No creo que muchos estarían de acuerdo en que un país otorgara la visa dependiendo de la raza o de la orientación sexual. Cierto, uno no elige nacer negro o blanco o latino, pero sí escoge su carrera. En cualquier caso, eso no quiere decir que no pueda pensar por un momento en salir del país y ser un turista más en una tierra lejos de donde nació. Las vacaciones se tratan, precisamente, de dejar el trabajo por un tiempo. Y cuando uno va a pedir permiso para entrar a conocer un país, espera recibir el mismo trato que reciben los demás, sin importar a qué se dedica.

Lo que esto demuestra es que el recelo que despiertan los periodistas no se limita a los extremistas o a los carteles de la droga o a los políticos corruptos. En la India, el recelo es una cuestión de Estado. Aunque el fin sea el mismo (hacer turismo), al tener una visa especial para los periodistas y otra para el resto de profesionales, la India clasifica a sus visitantes, los estratifica. Tal vez esto no debería sorprender, tratándose de un país donde uno es lavandero o agricultor o jinete de elefantes dependiendo de su casta.

No fui a la India con la intención de escribir sobre mi viaje.
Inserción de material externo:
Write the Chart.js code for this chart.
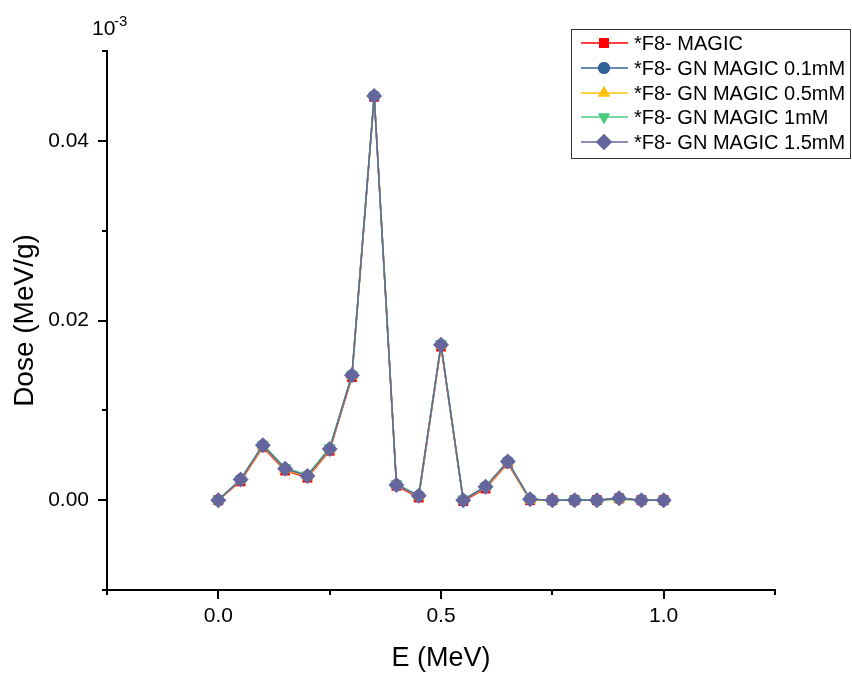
<!DOCTYPE html>
<html>
<head>
<meta charset="utf-8">
<script src="https://cdn.jsdelivr.net/npm/chart.js@4"></script>
<style>
html,body{margin:0;padding:0;background:#fff;}
#wrap{width:852px;height:675px;}
</style>
</head>
<body>
<div id="wrap"><canvas id="canvas" width="852" height="675"></canvas></div>
<script>
const energy=[0,0.05,0.1,0.15,0.2,0.25,0.3,0.35,0.4,0.45,0.5,0.55,0.6,0.65,0.7,0.75,0.8,0.85,0.9,0.95,1.0];
const magic=[0,0.0021,0.0059,0.0033,0.0025,0.0055,0.0137,0.0449,0.0016,0.0003,0.0171,-0.0001,0.0013,0.0041,0,0,0,0,0.0002,0,0];
const gn01=[0,0.0023,0.0061,0.0035,0.0027,0.0057,0.0139,0.045,0.0017,0.0005,0.0173,0,0.0015,0.0043,0.0001,0,0,0,0.0002,0,0];
const gn05=[0,0.0022,0.006,0.0034,0.0026,0.0056,0.0138,0.0451,0.0017,0.0004,0.0172,0,0.0014,0.0042,0,0,0,0,0.0001,0,0];
const gn1=[0,0.0023,0.0062,0.0036,0.0028,0.0058,0.014,0.045,0.0018,0.0005,0.0174,0.0001,0.0015,0.0043,0.0001,0,0.0001,0,0.0001,0,0];
const gn15=[0,0.0023,0.0061,0.0035,0.0027,0.0057,0.0139,0.045,0.0017,0.0005,0.0173,0,0.0015,0.0043,0.0001,0,0,0,0.0002,0,0];
const names=["*F8- MAGIC","*F8- GN MAGIC 0.1mM","*F8- GN MAGIC 0.5mM","*F8- GN MAGIC 1mM","*F8- GN MAGIC 1.5mM"];
const xTicks=[0,0.5,1.0];
const xMinor=[-0.25,0.25,0.75,1.25];
const yTicks=[0,0.02,0.04];
const yMinor=[-0.01,0.01,0.03,0.05];

const FONT='"Liberation Sans",Arial,sans-serif';
const colors=["#ff0000","#34639a","#ffc20e","#4ccb7c","#66669e"];
const shapes=[
    {pointStyle:"rect",pointRadius:7,rotation:0},
    {pointStyle:"circle",pointRadius:6,rotation:0},
    {pointStyle:"triangle",pointRadius:7,rotation:0},
    {pointStyle:"triangle",pointRadius:7,rotation:180},
    {pointStyle:"rectRot",pointRadius:8,rotation:0}
];
const series=[magic,gn01,gn05,gn1,gn15];

function toPoints(vals){
    return energy.map((e,i)=>({x:e,y:vals[i]}));
}

const datasets=series.map((vals,i)=>({
    label:names[i],
    data:toPoints(vals),
    borderColor:colors[i],
    backgroundColor:colors[i],
    borderWidth:1.5,
    pointStyle:shapes[i].pointStyle,
    pointRadius:shapes[i].pointRadius,
    pointRotation:shapes[i].rotation,
    pointBorderWidth:0,
    pointBackgroundColor:colors[i],
    order:5-i
}));

function tick(ctx,x1,y1,x2,y2){
    ctx.beginPath();
    ctx.moveTo(x1,y1);
    ctx.lineTo(x2,y2);
    ctx.stroke();
}

const extras={
    id:"extras",
    afterDraw(chart){
        const ctx=chart.ctx;
        const xs=chart.scales.x;
        const ys=chart.scales.y;
        const a=chart.chartArea;
        ctx.save();
        ctx.strokeStyle="#000";
        ctx.lineWidth=2;
        xTicks.forEach(v=>{const p=Math.round(xs.getPixelForValue(v));tick(ctx,p,a.bottom,p,a.bottom+9);});
        xMinor.forEach(v=>{const p=Math.round(xs.getPixelForValue(v));tick(ctx,p,a.bottom,p,a.bottom+5);});
        yTicks.forEach(v=>{const p=Math.round(ys.getPixelForValue(v));tick(ctx,a.left,p,a.left-9,p);});
        yMinor.forEach(v=>{const p=Math.round(ys.getPixelForValue(v));tick(ctx,a.left,p,a.left-5,p);});
        // 10^-3 factor
        ctx.fillStyle="#000";
        ctx.textBaseline="alphabetic";
        ctx.textAlign="left";
        ctx.font="21px "+FONT;
        ctx.fillText("10",92,35);
        ctx.font="15px "+FONT;
        ctx.fillText("-3",114,26);
        // legend
        const lx=571,ly=29,lw=279,lh=129;
        ctx.lineWidth=1;
        ctx.strokeStyle="#333";
        ctx.strokeRect(lx+0.5,ly+0.5,lw,lh);
        ctx.font="20px "+FONT;
        ctx.textBaseline="middle";
        const rows=[43,68,93,117,142];
        rows.forEach((ry,i)=>{
            ctx.strokeStyle=colors[i];
            ctx.lineWidth=1.5;
            tick(ctx,581,ry,628,ry);
            ctx.fillStyle=colors[i];
            Chart.helpers.drawPoint(ctx,{pointStyle:shapes[i].pointStyle,radius:shapes[i].pointRadius,rotation:shapes[i].rotation,borderWidth:0},604,ry);
            ctx.fill();
            ctx.fillStyle="#000";
            ctx.fillText(names[i],634,ry+1);
        });
        ctx.restore();
    }
};

const ctx=document.getElementById("canvas");
new Chart(ctx,{
    type:"line",
    data:{datasets:datasets},
    options:{
        responsive:false,
        animation:false,
        layout:{padding:{top:51,right:77,left:0,bottom:0}},
        plugins:{legend:{display:false},tooltip:{enabled:false}},
        elements:{line:{tension:0}},
        scales:{
            x:{
                type:"linear",
                min:-0.25,
                max:1.25,
                afterBuildTicks:s=>{s.ticks=xTicks.map(v=>({value:v}));},
                afterFit:s=>{s.height=85;},
                grid:{display:false,drawTicks:false},
                border:{display:true,color:"#000",width:2},
                ticks:{padding:14,color:"#000",font:{family:FONT,size:21},callback:v=>v.toFixed(1),maxRotation:0},
                title:{display:true,text:"E (MeV)",color:"#000",font:{family:FONT,size:27},padding:{top:0,bottom:0}}
            },
            y:{
                type:"linear",
                min:-0.01,
                max:0.05,
                afterBuildTicks:s=>{s.ticks=yTicks.map(v=>({value:v}));},
                afterFit:s=>{s.width=107;},
                grid:{display:false,drawTicks:false},
                border:{display:true,color:"#000",width:2},
                ticks:{padding:18,color:"#000",font:{family:FONT,size:21},callback:v=>v.toFixed(2)},
                title:{display:true,text:"Dose (MeV/g)",color:"#000",font:{family:FONT,size:28},padding:{top:8,bottom:0}}
            }
        }
    },
    plugins:[extras]
});
</script>
</body>
</html>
Cuando he publicado artículos de algún lugar son resultados colaterales; escribir no es el motivo que me lleva a viajar. Sobre la India pueden decirse muchas cosas, es cierto. Yo no sé hasta qué punto lo habría hecho o, al menos, intentado. Pero desde que el cónsul me dijo que no podría escribir sobre su país, supe que me había dado un tema mejor que reseñar un destino.